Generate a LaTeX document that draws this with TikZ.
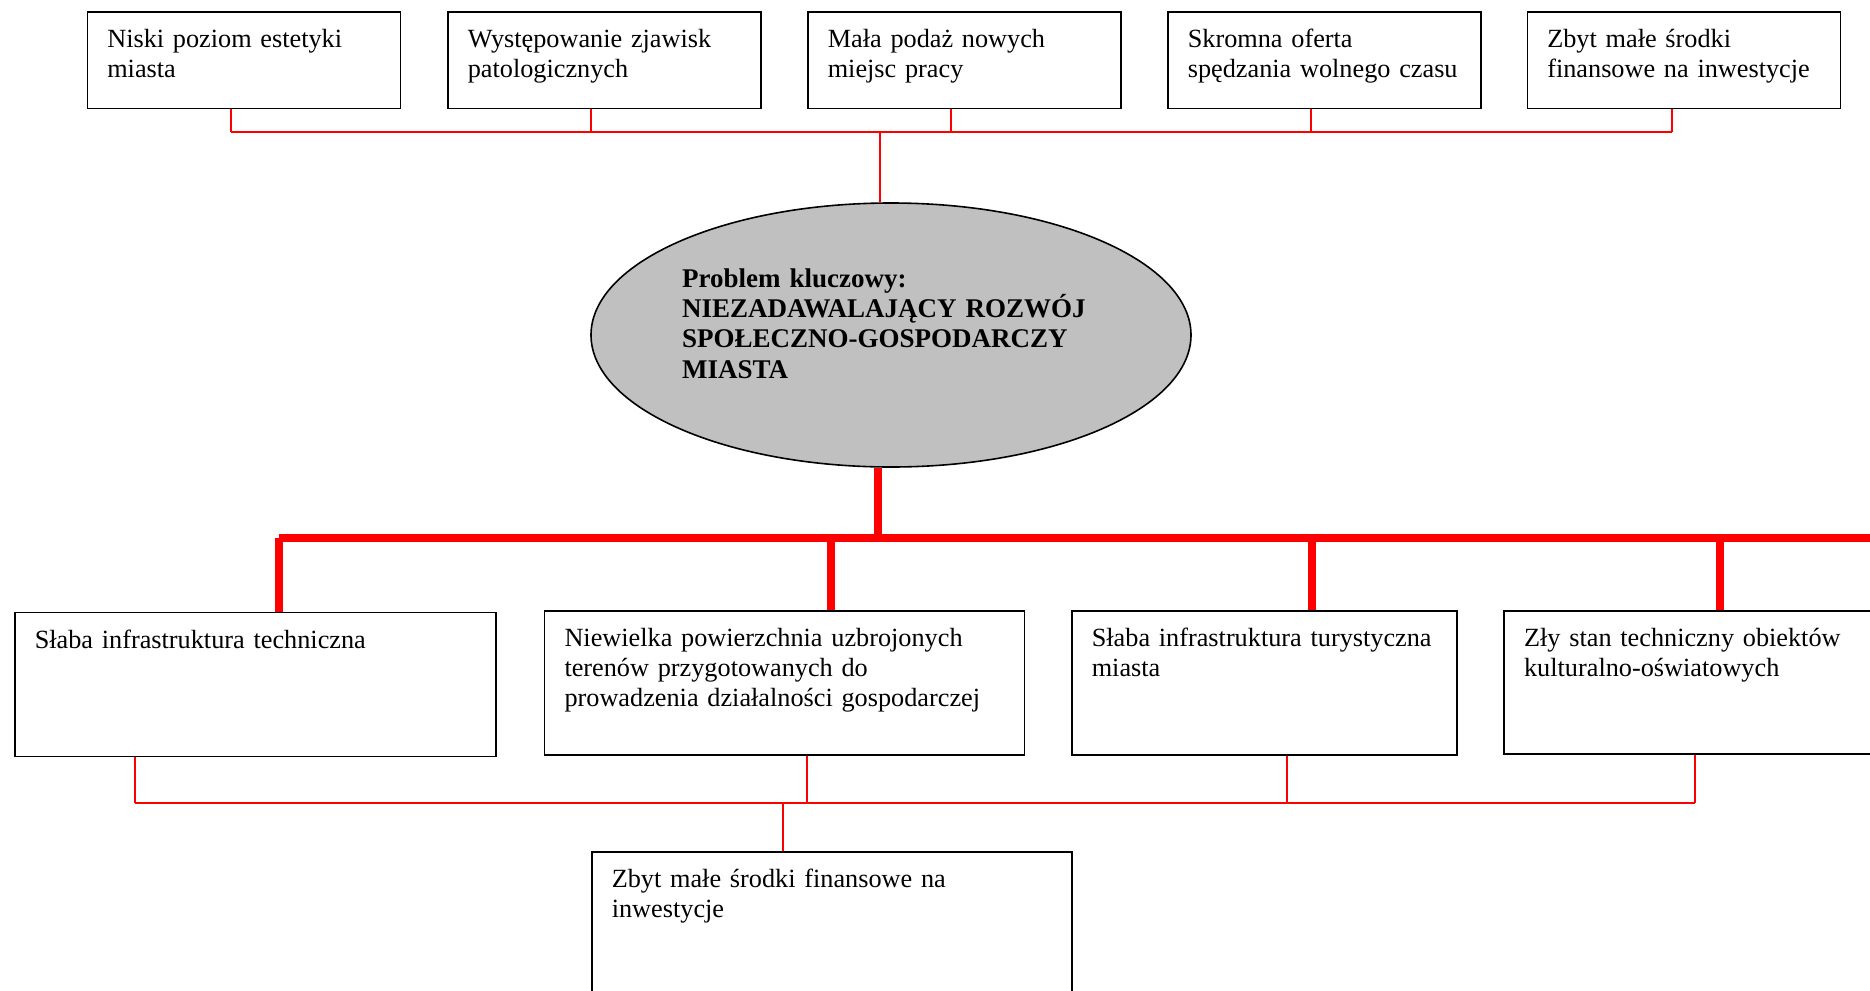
\documentclass[tikz,border=0pt]{standalone}
\usepackage{fontspec}
\setmainfont{Liberation Serif}
\usetikzlibrary{shapes.geometric}
\definecolor{keygray}{RGB}{192,192,192}
\begin{document}
\begin{tikzpicture}[x=0.5pt, y=-0.5pt,
        box/.style={draw, line width=0.8pt, anchor=north west, align=left,
            inner xsep=10pt, inner ysep=0pt, text height=17.75pt,
            font=\fontsize{13.13}{15.15}\selectfont},
        thinred/.style={red, line width=0.8pt},
        thickred/.style={red, line width=3.75pt}]
        \clip (0,0) rectangle (1870,991);
        \foreach \i/\x/\lbl in {1/86.5/{Niski poziom estetyki\\miasta},
            2/447/{Występowanie zjawisk\\patologicznych},
            3/807/{Mała podaż nowych\\miejsc pracy},
            4/1167/{Skromna oferta\\spędzania wolnego czasu},
            5/1526.5/{Zbyt małe środki\\finansowe na inwestycje}}
            \node[box, text width=136.5pt, text depth=30.6pt] (e\i) at (\x,11) {\lbl};
        \node[ellipse, draw, fill=keygray, line width=0.8pt, minimum width=300pt,
            minimum height=132pt, inner sep=0pt] (key) at (891,335) {};
        \node[anchor=north west, align=left, text width=215pt, inner sep=0pt,
            text height=17.75pt, font=\bfseries\fontsize{13.5}{15.15}\selectfont]
            (keytext) at (681.7,251.2)
            {Problem kluczowy:\\NIEZADAWALAJĄCY ROZWÓJ\\SPOŁECZNO-GOSPODARCZY\\MIASTA};
        \node[box, text width=220.65pt, text depth=54.25pt] (c1) at (14,611.7)
            {Słaba infrastruktura techniczna};
        \node[box, text width=219.9pt, text depth=54.4pt] (c2) at (543.7,610)
            {Niewielka powierzchnia uzbrojonych\\terenów przygotowanych do\\prowadzenia działalności gospodarczej};
        \node[box, text width=172.5pt, text depth=54.4pt] (c3) at (1071,610)
            {Słaba infrastruktura turystyczna\\miasta};
        \node[box, text width=180pt, text depth=53.9pt] (c4) at (1503.3,610)
            {Zły stan techniczny obiektów\\kulturalno-oświatowych};
        \node[box, text width=220.2pt, text depth=70pt] (fin) at (591,851)
            {Zbyt małe środki finansowe na\\inwestycje};
        \coordinate (topbus) at (231,132);
        \coordinate (topbusend) at (1672,132);
        \foreach \i/\x in {1/231,2/591,3/951,4/1311,5/1672}
            \draw[thinred] (e\i.south -| \x,0) -- (\x,0 |- topbus);
        \draw[thinred] (topbus) -- (topbusend);
        \draw[thinred] (key.north -| 880,0) -- (880,0 |- topbus);
        \coordinate (bus) at (279,538);
        \coordinate (busend) at (1880,538);
        \draw[thickred] (key.south -| 878,0) -- (878,0 |- bus);
        \draw[thickred] (bus) -- (busend);
        \foreach \i/\x in {1/279,2/831,3/1312,4/1720}
            \draw[thickred] (c\i.north -| \x,0) -- (\x,0 |- bus);
        \coordinate (lowbus) at (135,803);
        \coordinate (lowbusend) at (1695,803);
        \foreach \i/\x in {1/135,2/807,3/1287,4/1695}
            \draw[thinred] (c\i.south -| \x,0) -- (\x,0 |- lowbus);
        \draw[thinred] (lowbus) -- (lowbusend);
        \draw[thinred] (fin.north -| 783,0) -- (783,0 |- lowbus);
    \end{tikzpicture}
\end{document}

* [TO DO]: Retype the whole listing exactly and leave the pictures out.

* [SOLUTION TO THIS EXERCISE]:
Generate a LaTeX document that draws this with TikZ.
\documentclass[tikz,border=0pt]{standalone}
\usepackage{fontspec}
\setmainfont{Liberation Serif}
\usetikzlibrary{shapes.geometric}
\definecolor{keygray}{RGB}{192,192,192}
\begin{document}
\begin{tikzpicture}[x=0.5pt, y=-0.5pt,
        box/.style={draw, line width=0.8pt, anchor=north west, align=left,
            inner xsep=10pt, inner ysep=0pt, text height=17.75pt,
            font=\fontsize{13.13}{15.15}\selectfont},
        thinred/.style={red, line width=0.8pt},
        thickred/.style={red, line width=3.75pt}]
        \clip (0,0) rectangle (1870,991);
        \foreach \i/\x/\lbl in {1/86.5/{Niski poziom estetyki\\miasta},
            2/447/{Występowanie zjawisk\\patologicznych},
            3/807/{Mała podaż nowych\\miejsc pracy},
            4/1167/{Skromna oferta\\spędzania wolnego czasu},
            5/1526.5/{Zbyt małe środki\\finansowe na inwestycje}}
            \node[box, text width=136.5pt, text depth=30.6pt] (e\i) at (\x,11) {\lbl};
        \node[ellipse, draw, fill=keygray, line width=0.8pt, minimum width=300pt,
            minimum height=132pt, inner sep=0pt] (key) at (891,335) {};
        \node[anchor=north west, align=left, text width=215pt, inner sep=0pt,
            text height=17.75pt, font=\bfseries\fontsize{13.5}{15.15}\selectfont]
            (keytext) at (681.7,251.2)
            {Problem kluczowy:\\NIEZADAWALAJĄCY ROZWÓJ\\SPOŁECZNO-GOSPODARCZY\\MIASTA};
        \node[box, text width=220.65pt, text depth=54.25pt] (c1) at (14,611.7)
            {Słaba infrastruktura techniczna};
        \node[box, text width=219.9pt, text depth=54.4pt] (c2) at (543.7,610)
            {Niewielka powierzchnia uzbrojonych\\terenów przygotowanych do\\prowadzenia działalności gospodarczej};
        \node[box, text width=172.5pt, text depth=54.4pt] (c3) at (1071,610)
            {Słaba infrastruktura turystyczna\\miasta};
        \node[box, text width=180pt, text depth=53.9pt] (c4) at (1503.3,610)
            {Zły stan techniczny obiektów\\kulturalno-oświatowych};
        \node[box, text width=220.2pt, text depth=70pt] (fin) at (591,851)
            {Zbyt małe środki finansowe na\\inwestycje};
        \coordinate (topbus) at (231,132);
        \coordinate (topbusend) at (1672,132);
        \foreach \i/\x in {1/231,2/591,3/951,4/1311,5/1672}
            \draw[thinred] (e\i.south -| \x,0) -- (\x,0 |- topbus);
        \draw[thinred] (topbus) -- (topbusend);
        \draw[thinred] (key.north -| 880,0) -- (880,0 |- topbus);
        \coordinate (bus) at (279,538);
        \coordinate (busend) at (1880,538);
        \draw[thickred] (key.south -| 878,0) -- (878,0 |- bus);
        \draw[thickred] (bus) -- (busend);
        \foreach \i/\x in {1/279,2/831,3/1312,4/1720}
            \draw[thickred] (c\i.north -| \x,0) -- (\x,0 |- bus);
        \coordinate (lowbus) at (135,803);
        \coordinate (lowbusend) at (1695,803);
        \foreach \i/\x in {1/135,2/807,3/1287,4/1695}
            \draw[thinred] (c\i.south -| \x,0) -- (\x,0 |- lowbus);
        \draw[thinred] (lowbus) -- (lowbusend);
        \draw[thinred] (fin.north -| 783,0) -- (783,0 |- lowbus);
    \end{tikzpicture}
\end{document}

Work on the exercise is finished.